Recorded data:

╭──

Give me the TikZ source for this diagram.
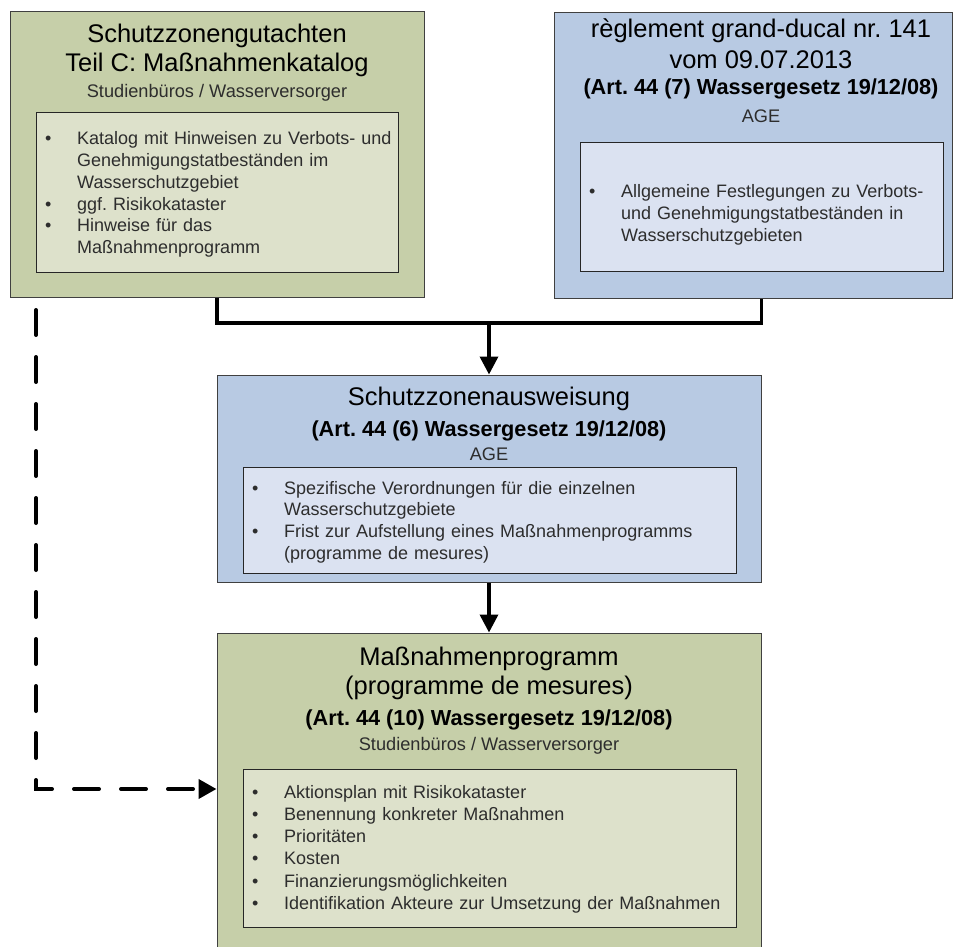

╰──
╭──

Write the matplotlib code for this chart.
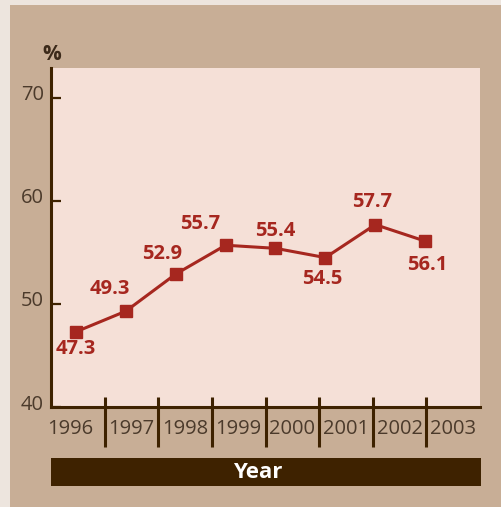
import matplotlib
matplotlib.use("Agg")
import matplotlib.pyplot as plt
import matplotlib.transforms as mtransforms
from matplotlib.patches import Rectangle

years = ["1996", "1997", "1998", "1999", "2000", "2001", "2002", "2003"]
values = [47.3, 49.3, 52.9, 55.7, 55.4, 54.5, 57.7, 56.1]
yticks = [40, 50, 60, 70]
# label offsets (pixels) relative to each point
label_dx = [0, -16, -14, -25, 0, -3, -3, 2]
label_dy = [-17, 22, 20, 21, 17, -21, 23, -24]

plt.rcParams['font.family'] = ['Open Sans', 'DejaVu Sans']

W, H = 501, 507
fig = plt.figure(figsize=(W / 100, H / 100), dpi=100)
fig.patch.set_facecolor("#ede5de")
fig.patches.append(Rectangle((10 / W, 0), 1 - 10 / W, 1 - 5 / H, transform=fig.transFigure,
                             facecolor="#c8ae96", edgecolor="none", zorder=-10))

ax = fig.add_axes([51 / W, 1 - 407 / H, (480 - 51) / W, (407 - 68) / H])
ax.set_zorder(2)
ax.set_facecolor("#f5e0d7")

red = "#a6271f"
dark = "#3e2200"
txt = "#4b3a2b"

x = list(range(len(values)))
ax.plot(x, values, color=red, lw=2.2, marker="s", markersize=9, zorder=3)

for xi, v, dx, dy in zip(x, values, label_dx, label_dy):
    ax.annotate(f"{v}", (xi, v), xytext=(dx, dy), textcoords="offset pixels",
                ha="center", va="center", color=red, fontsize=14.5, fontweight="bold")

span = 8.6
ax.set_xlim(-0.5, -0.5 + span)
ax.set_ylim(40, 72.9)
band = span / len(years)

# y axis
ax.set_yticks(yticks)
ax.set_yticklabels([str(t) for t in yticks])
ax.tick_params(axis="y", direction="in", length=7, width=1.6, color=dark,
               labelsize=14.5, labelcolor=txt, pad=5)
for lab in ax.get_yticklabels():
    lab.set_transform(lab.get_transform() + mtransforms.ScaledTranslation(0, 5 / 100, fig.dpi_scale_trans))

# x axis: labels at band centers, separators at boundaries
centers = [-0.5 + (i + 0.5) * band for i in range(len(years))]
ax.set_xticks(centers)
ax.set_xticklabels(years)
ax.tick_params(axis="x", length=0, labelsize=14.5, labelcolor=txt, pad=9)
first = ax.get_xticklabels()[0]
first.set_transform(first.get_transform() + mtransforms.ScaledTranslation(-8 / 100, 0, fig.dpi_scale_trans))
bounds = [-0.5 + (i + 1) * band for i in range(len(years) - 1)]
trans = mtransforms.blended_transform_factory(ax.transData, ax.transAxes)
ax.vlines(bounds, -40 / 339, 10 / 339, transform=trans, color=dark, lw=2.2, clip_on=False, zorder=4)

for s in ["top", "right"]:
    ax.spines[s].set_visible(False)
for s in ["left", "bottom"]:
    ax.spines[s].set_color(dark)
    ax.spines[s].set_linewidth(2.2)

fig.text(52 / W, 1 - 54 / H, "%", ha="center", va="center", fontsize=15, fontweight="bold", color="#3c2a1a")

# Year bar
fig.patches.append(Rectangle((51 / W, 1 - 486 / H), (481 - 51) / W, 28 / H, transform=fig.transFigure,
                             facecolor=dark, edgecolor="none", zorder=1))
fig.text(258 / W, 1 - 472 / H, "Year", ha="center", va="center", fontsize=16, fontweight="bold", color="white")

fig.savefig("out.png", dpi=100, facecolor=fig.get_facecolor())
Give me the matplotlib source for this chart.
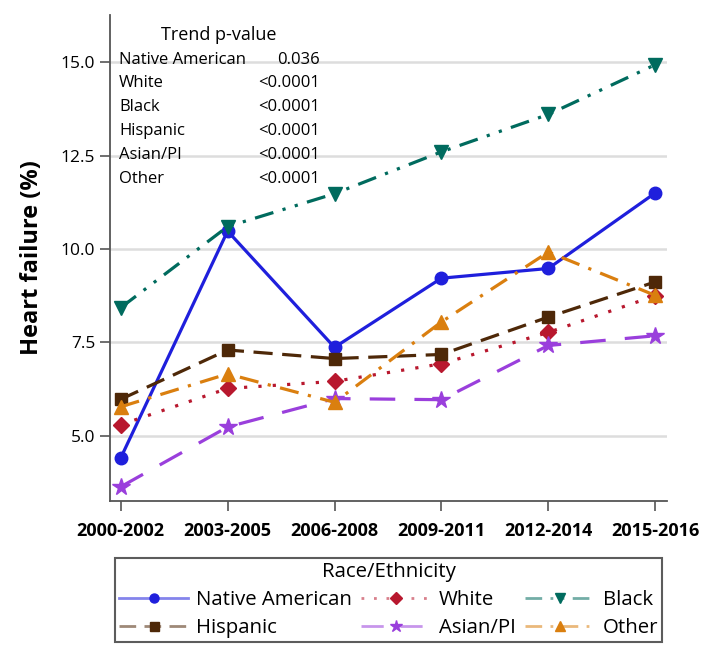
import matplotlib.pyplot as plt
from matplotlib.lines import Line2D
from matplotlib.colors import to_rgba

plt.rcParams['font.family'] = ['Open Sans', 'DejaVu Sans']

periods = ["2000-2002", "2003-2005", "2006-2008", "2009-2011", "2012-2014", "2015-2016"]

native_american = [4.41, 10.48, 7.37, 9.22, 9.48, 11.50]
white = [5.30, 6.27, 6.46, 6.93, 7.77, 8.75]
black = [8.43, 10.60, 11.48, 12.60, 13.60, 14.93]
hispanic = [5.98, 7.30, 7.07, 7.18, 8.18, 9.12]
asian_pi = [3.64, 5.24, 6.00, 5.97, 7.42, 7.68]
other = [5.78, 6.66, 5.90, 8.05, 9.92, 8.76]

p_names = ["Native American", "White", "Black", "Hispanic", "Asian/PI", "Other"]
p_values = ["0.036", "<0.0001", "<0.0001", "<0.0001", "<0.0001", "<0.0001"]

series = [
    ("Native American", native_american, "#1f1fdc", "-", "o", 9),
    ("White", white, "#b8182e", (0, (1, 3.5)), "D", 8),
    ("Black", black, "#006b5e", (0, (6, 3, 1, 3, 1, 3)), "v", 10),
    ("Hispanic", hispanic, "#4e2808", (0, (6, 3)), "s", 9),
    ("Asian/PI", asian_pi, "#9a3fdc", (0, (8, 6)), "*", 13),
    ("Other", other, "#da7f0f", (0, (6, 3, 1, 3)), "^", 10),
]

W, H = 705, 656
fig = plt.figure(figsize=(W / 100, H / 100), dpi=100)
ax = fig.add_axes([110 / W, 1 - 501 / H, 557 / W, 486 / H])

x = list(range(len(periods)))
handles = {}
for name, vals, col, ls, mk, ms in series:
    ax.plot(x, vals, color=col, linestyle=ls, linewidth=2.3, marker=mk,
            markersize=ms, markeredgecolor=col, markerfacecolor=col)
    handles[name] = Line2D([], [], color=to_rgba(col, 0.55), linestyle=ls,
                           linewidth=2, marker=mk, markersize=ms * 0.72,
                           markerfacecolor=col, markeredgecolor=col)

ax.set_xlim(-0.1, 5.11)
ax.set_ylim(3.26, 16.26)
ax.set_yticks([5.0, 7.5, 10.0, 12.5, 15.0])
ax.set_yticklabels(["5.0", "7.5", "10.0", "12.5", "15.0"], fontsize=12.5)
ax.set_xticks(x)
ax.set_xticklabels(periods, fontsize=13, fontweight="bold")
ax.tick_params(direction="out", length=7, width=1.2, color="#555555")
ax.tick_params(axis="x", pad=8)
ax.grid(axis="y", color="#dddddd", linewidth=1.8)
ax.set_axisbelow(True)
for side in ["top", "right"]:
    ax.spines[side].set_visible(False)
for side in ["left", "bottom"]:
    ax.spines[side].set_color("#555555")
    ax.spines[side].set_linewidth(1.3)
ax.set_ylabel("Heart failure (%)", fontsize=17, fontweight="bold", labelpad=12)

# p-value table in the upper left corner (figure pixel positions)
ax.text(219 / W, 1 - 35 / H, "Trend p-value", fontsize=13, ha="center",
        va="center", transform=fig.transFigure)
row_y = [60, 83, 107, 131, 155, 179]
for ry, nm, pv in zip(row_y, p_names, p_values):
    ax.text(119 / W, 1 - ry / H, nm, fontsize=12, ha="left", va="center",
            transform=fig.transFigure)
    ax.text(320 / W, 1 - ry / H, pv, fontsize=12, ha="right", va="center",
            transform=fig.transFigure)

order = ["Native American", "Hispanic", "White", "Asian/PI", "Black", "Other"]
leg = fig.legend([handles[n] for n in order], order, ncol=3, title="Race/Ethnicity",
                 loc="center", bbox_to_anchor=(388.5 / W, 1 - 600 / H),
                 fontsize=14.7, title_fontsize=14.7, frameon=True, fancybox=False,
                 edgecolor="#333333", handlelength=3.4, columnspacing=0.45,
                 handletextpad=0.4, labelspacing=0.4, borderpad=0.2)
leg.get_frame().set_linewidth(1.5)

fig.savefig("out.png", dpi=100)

╰──

Job:
Give again, word for word, only the lines starting at the line with "Give me the matplotlib source for this chart." and ending at the line with "other = [5.78, 6.66, 5.90, 8.05, 9.92, 8.76]", keeping both end lines; pictures stay out.

Written response:
Give me the matplotlib source for this chart.
import matplotlib.pyplot as plt
from matplotlib.lines import Line2D
from matplotlib.colors import to_rgba

plt.rcParams['font.family'] = ['Open Sans', 'DejaVu Sans']

periods = ["2000-2002", "2003-2005", "2006-2008", "2009-2011", "2012-2014", "2015-2016"]

native_american = [4.41, 10.48, 7.37, 9.22, 9.48, 11.50]
white = [5.30, 6.27, 6.46, 6.93, 7.77, 8.75]
black = [8.43, 10.60, 11.48, 12.60, 13.60, 14.93]
hispanic = [5.98, 7.30, 7.07, 7.18, 8.18, 9.12]
asian_pi = [3.64, 5.24, 6.00, 5.97, 7.42, 7.68]
other = [5.78, 6.66, 5.90, 8.05, 9.92, 8.76]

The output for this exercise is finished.